Enroll in FBL programs for all major mailbox providers you send to, as each provides valuable, unique complaint data.
Leverage DMARC reports for additional insights into authentication failures and potential abuse, complementing FBL data.
Common pitfalls
Failing to immediately suppress users who generate FBL complaints, leading to repeat complaints and reputation damage.
Assuming FBL reports will contain plain text email addresses, which they typically don't due to privacy concerns.
Not having a robust system to parse and act on FBL data, leaving valuable insights unutilized and complaints unaddressed.
Underestimating the impact of complaint rates on overall email deliverability and potential blocklistings.
Relying solely on FBLs for deliverability feedback, neglecting other crucial signals like bounces and engagement metrics.
Expert tips
Design your email sending system to automatically generate a unique, traceable ID for each email sent, which can be used to identify the recipient from an FBL report.

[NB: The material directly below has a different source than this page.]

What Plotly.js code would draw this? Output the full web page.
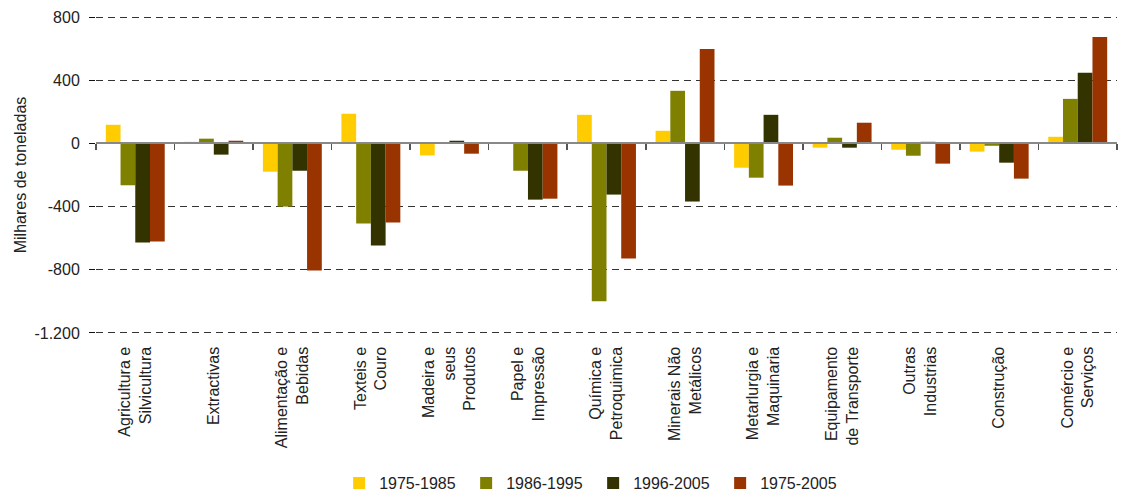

Develop a custom FBL processing solution if off-the-shelf tools don't meet your specific needs for data extraction and integration with your suppression lists.
Remember that the earliest FBLs were designed to elide email addresses, so the current obfuscation isn't a new development.
If you're using a third-party email service, ensure they have proper FBL agreements and processing in place, and understand how they share that data with you.
Consider a multi-faceted approach to complaint management, combining FBL data with unsubscribe rates and direct support inquiries to get a full picture.
Marketer view
Marketer from Email Geeks says they often see encoded usernames in FBL messages from providers like Comcast and wondered if there was a way to decrypt them, speculating it might be related to GDPR.
2023-02-14 - Email Geeks
Expert view
Expert from Email Geeks says the user's email address in FBLs has never been visible and was built in from the beginning for privacy, even before ARF.
2023-02-14 - Email Geeks

Final thoughts on FBL processing

The effective processing of Feedback Loop emails is a non-negotiable aspect of successful email deliverability. By understanding how MBPs send these reports, how to identify complaining users through unique identifiers in email headers, and the importance of prompt suppression, ESPs can safeguard their sending reputation and ensure their legitimate emails reach the inbox. It requires a combination of technical setup, robust processing systems, and continuous monitoring to stay ahead in the dynamic world of email.